By Leah Thorsen ST. LOUIS POST-DISPATCH

Copyright 2006 St. Louis Post-Dispatch, Inc.

PONTOON BEACH The police department in Pontoon Beach will take in $2.3 million as part of the largest cash forfeiture ever in Southern Illinois, authorities said Wednesday.

It's a windfall for the department, which runs on an annual budget of $1 million. Police Chief Charles Luehmann says he plans to use the extra money to pay for technology upgrades, among other things.

The story began on March 11, 2005, when Officer John Simmons went to the Flying J truck stop after a clerk reported that a tractor-trailer was blocking a driveway.

The driver acted strangely, Simmons said Wednesday. The driver was reading a map that was upside down and his hands were shaking. His log book also was not in order, so Simmons asked to search the trailer.
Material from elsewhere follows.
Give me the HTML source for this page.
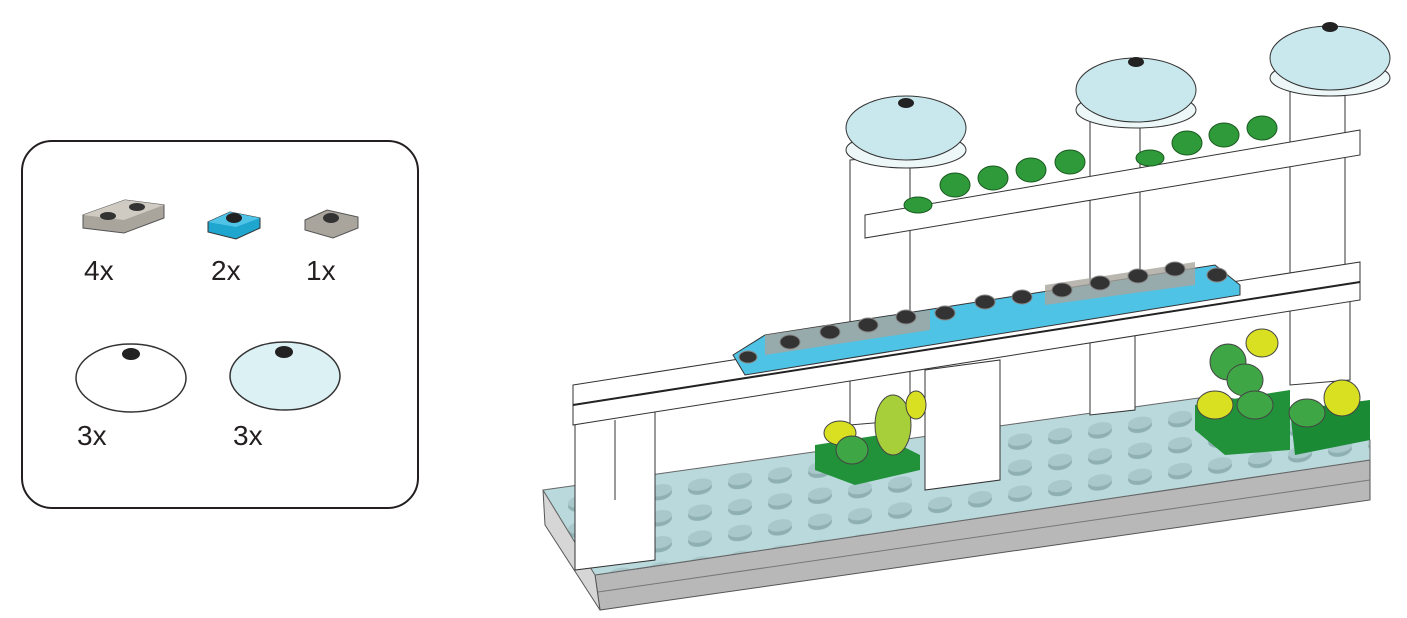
<!DOCTYPE html>
<html><head><meta charset="utf-8"><style>
html,body{margin:0;padding:0;background:#fff;}
body{width:1407px;height:618px;overflow:hidden;position:relative;font-family:"Liberation Sans",sans-serif;}
.t{position:absolute;font-size:28px;color:#231f20;}
</style></head><body>
<svg width="1407" height="618" style="position:absolute;left:0;top:0" xmlns="http://www.w3.org/2000/svg">
<defs>
<pattern id="studs" width="40" height="26" patternUnits="userSpaceOnUse" patternTransform="skewY(-8)">
<rect width="40" height="26" fill="#b9d9dc"/>
<ellipse cx="20" cy="14" rx="12" ry="7" fill="#8fb0b3"/>
<ellipse cx="20" cy="11" rx="12" ry="6" fill="#a9c8cb"/>
</pattern>
</defs>
<!-- parts box -->
<rect x="22" y="141" width="396" height="367" rx="30" fill="#fff" stroke="#231f20" stroke-width="2"/>
<!-- 1x2 grey -->
<polygon points="83,215 125,200 164,205 164,218 124,233 83,228" fill="#a9a59d" stroke="#555" stroke-width="1"/>
<polygon points="83,215 125,200 164,205 124,220" fill="#cfcbc3"/>
<ellipse cx="108" cy="216" rx="8" ry="4" fill="#333"/><ellipse cx="137" cy="207" rx="8" ry="4" fill="#333"/>
<!-- blue 1x1 -->
<polygon points="208,222 230,212 260,218 260,228 236,239 208,232" fill="#1ea6cf" stroke="#333" stroke-width="1"/>
<polygon points="208,222 230,212 260,218 236,227" fill="#4fc3e6"/>
<ellipse cx="234" cy="218" rx="8" ry="5" fill="#222"/>
<!-- grey 1x1 -->
<polygon points="305,220 327,210 358,217 358,228 333,238 305,230" fill="#a9a59d" stroke="#555" stroke-width="1"/>
<ellipse cx="331" cy="218" rx="8" ry="5" fill="#333"/>
<!-- domes -->
<ellipse cx="131" cy="378" rx="55" ry="34" fill="#fff" stroke="#333" stroke-width="1.5"/>
<ellipse cx="131" cy="354" rx="9" ry="6" fill="#222"/>
<ellipse cx="285" cy="376" rx="55" ry="34" fill="#dcf1f4" stroke="#333" stroke-width="1.5"/>
<ellipse cx="284" cy="352" rx="9" ry="6" fill="#222"/>

<!-- base grey side -->
<polygon points="595,575 1370,460 1370,500 600,610" fill="#b8b8b8" stroke="#555"/>
<line x1="598" y1="592" x2="1370" y2="480" stroke="#777"/>
<polygon points="543,490 595,575 600,610 545,525" fill="#d6d6d6" stroke="#555"/>
<!-- base top -->
<polygon points="543,490 1220,395 1370,440 1370,460 595,575" fill="url(#studs)" stroke="#666"/>
<!-- lower left column block -->
<polygon points="575,420 655,410 655,560 575,570" fill="#fff" stroke="#333"/>
<line x1="615" y1="420" x2="615" y2="500" stroke="#333"/>
<!-- middle lower columns -->
<polygon points="925,370 1000,360 1000,480 925,490" fill="#fff" stroke="#333"/>
<polygon points="1090,330 1135,325 1135,410 1090,415" fill="#fff" stroke="#333"/>
<polygon points="1290,300 1350,295 1350,380 1290,385" fill="#fff" stroke="#333"/>
<!-- tall columns -->
<polygon points="850,160 910,155 910,420 850,425" fill="#fff" stroke="#333"/>
<polygon points="1090,120 1140,115 1140,330 1090,335" fill="#fff" stroke="#333"/>
<polygon points="1290,85 1345,80 1345,300 1290,305" fill="#fff" stroke="#333"/>
<!-- upper beam -->
<polygon points="865,215 1360,130 1360,155 865,238" fill="#fff" stroke="#333"/>
<!-- lower beam -->
<polygon points="573,385 1360,262 1360,300 573,425" fill="#fff" stroke="#333"/>
<line x1="573" y1="405" x2="1360" y2="282" stroke="#222" stroke-width="2"/>
<!-- blue/grey plate row -->
<polygon points="733,355 765,335 1215,265 1240,285 1240,295 745,375" fill="#4fc3e6" stroke="#333"/>
<polygon points="765,335 930,310 930,330 765,355" fill="#a9a59d" opacity=".8"/>
<polygon points="1045,285 1195,262 1195,285 1045,305" fill="#a9a59d" opacity=".8"/>
<g fill="#333" stroke="#888">
<ellipse cx="748" cy="357" rx="9" ry="6"/><ellipse cx="790" cy="342" rx="10" ry="7"/><ellipse cx="830" cy="332" rx="10" ry="7"/><ellipse cx="868" cy="325" rx="10" ry="7"/><ellipse cx="906" cy="317" rx="10" ry="7"/><ellipse cx="945" cy="313" rx="10" ry="7"/><ellipse cx="985" cy="302" rx="10" ry="7"/><ellipse cx="1022" cy="297" rx="10" ry="7"/><ellipse cx="1062" cy="290" rx="10" ry="7"/><ellipse cx="1100" cy="283" rx="10" ry="7"/><ellipse cx="1138" cy="276" rx="10" ry="7"/><ellipse cx="1175" cy="269" rx="10" ry="7"/><ellipse cx="1217" cy="275" rx="10" ry="7"/>
</g>
<!-- green studs upper -->
<g fill="#2e9a3a" stroke="#1a5a20">
<ellipse cx="918" cy="205" rx="14" ry="8"/><ellipse cx="955" cy="185" rx="15" ry="12"/><ellipse cx="993" cy="178" rx="15" ry="12"/><ellipse cx="1031" cy="170" rx="15" ry="12"/><ellipse cx="1070" cy="162" rx="15" ry="12"/><ellipse cx="1150" cy="158" rx="14" ry="8"/><ellipse cx="1187" cy="143" rx="15" ry="12"/><ellipse cx="1224" cy="135" rx="15" ry="12"/><ellipse cx="1262" cy="128" rx="15" ry="12"/>
</g>
<!-- domes on top -->
<ellipse cx="906" cy="150" rx="60" ry="18" fill="#eef7f8" stroke="#333"/>
<ellipse cx="906" cy="128" rx="60" ry="32" fill="#c9e8ee" stroke="#333"/>
<ellipse cx="906" cy="103" rx="8" ry="5" fill="#222"/>
<ellipse cx="1136" cy="110" rx="60" ry="18" fill="#eef7f8" stroke="#333"/>
<ellipse cx="1136" cy="90" rx="60" ry="32" fill="#c9e8ee" stroke="#333"/>
<ellipse cx="1136" cy="62" rx="8" ry="5" fill="#222"/>
<ellipse cx="1330" cy="78" rx="60" ry="18" fill="#eef7f8" stroke="#333"/>
<ellipse cx="1330" cy="58" rx="60" ry="32" fill="#c9e8ee" stroke="#333"/>
<ellipse cx="1330" cy="27" rx="8" ry="5" fill="#222"/>
<!-- green bricks lower -->
<polygon points="815,445 880,435 920,455 920,470 855,485 815,470" fill="#22923a"/>
<polygon points="1195,405 1290,390 1290,450 1225,455 1195,430" fill="#22923a"/>
<polygon points="1290,410 1370,400 1370,440 1295,455" fill="#1b8a34"/>
<g stroke="#444">
<ellipse cx="840" cy="433" rx="16" ry="12" fill="#d9e021"/><ellipse cx="852" cy="450" rx="16" ry="14" fill="#3fa645"/>
<ellipse cx="893" cy="425" rx="18" ry="30" fill="#a7cf3a"/><ellipse cx="916" cy="405" rx="10" ry="14" fill="#d9e021"/>
<ellipse cx="1228" cy="362" rx="18" ry="18" fill="#3fa645"/><ellipse cx="1262" cy="343" rx="16" ry="14" fill="#d9e021"/>
<ellipse cx="1245" cy="380" rx="18" ry="16" fill="#3fa645"/><ellipse cx="1255" cy="405" rx="18" ry="14" fill="#3fa645"/>
<ellipse cx="1215" cy="405" rx="18" ry="14" fill="#d9e021"/>
<ellipse cx="1307" cy="413" rx="18" ry="14" fill="#3fa645"/><ellipse cx="1342" cy="398" rx="18" ry="18" fill="#d9e021"/>
</g>
</svg>
<div class="t" style="left:84px;top:255px">4x</div>
<div class="t" style="left:211px;top:255px">2x</div>
<div class="t" style="left:306px;top:255px">1x</div>
<div class="t" style="left:77px;top:420px">3x</div>
<div class="t" style="left:233px;top:420px">3x</div>
</body></html>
The driver agreed, Simmons said. During that search, Simmons found roughly $3.3 million in cash. Ten officers spent 12 hours counting the cash, mostly $20 bills.

Cocaine residue was found on the money, which was wrapped in fabric softener sheets, said Madison County State's Attorney Bill Mudge.

His office turned the money over to federal authorities, who began forfeiture proceedings.

Mudge's office will get $263,000, and the Drug Enforcement Administration will get $658,000 from the forfeiture.

"Here we have a situation where no one claimed the money," said Edward McNally, the U.S. attorney for Southern Illinois.

The cash was linked to a Mexican methamphetamine trafficking operation, McNally said. He would not elaborate other than to say that the driver has not been charged in connection with the money.

When large amounts of cash are found in vehicles, and drivers can't explain why they are hauling around piles of money, authorities can seize the money through forfeiture proceedings. The money is then divided between local and federal authorities, and must be used for law enforcement.

Luehmann said he'll use the windfall for training, to buy several new patrol cars and to upgrade equipment.








_Copyright © 2005 LexisNexis, a division of Reed Elsevier Inc. All rights reserved. Terms and Conditions Privacy Policy _


----------



## SOT (Jul 30, 2004)

I think most $20 have cocaine residue just because they are so mixed in with drug money $20's.

It would be interesting to test....just sample a bunch of $20's.


----------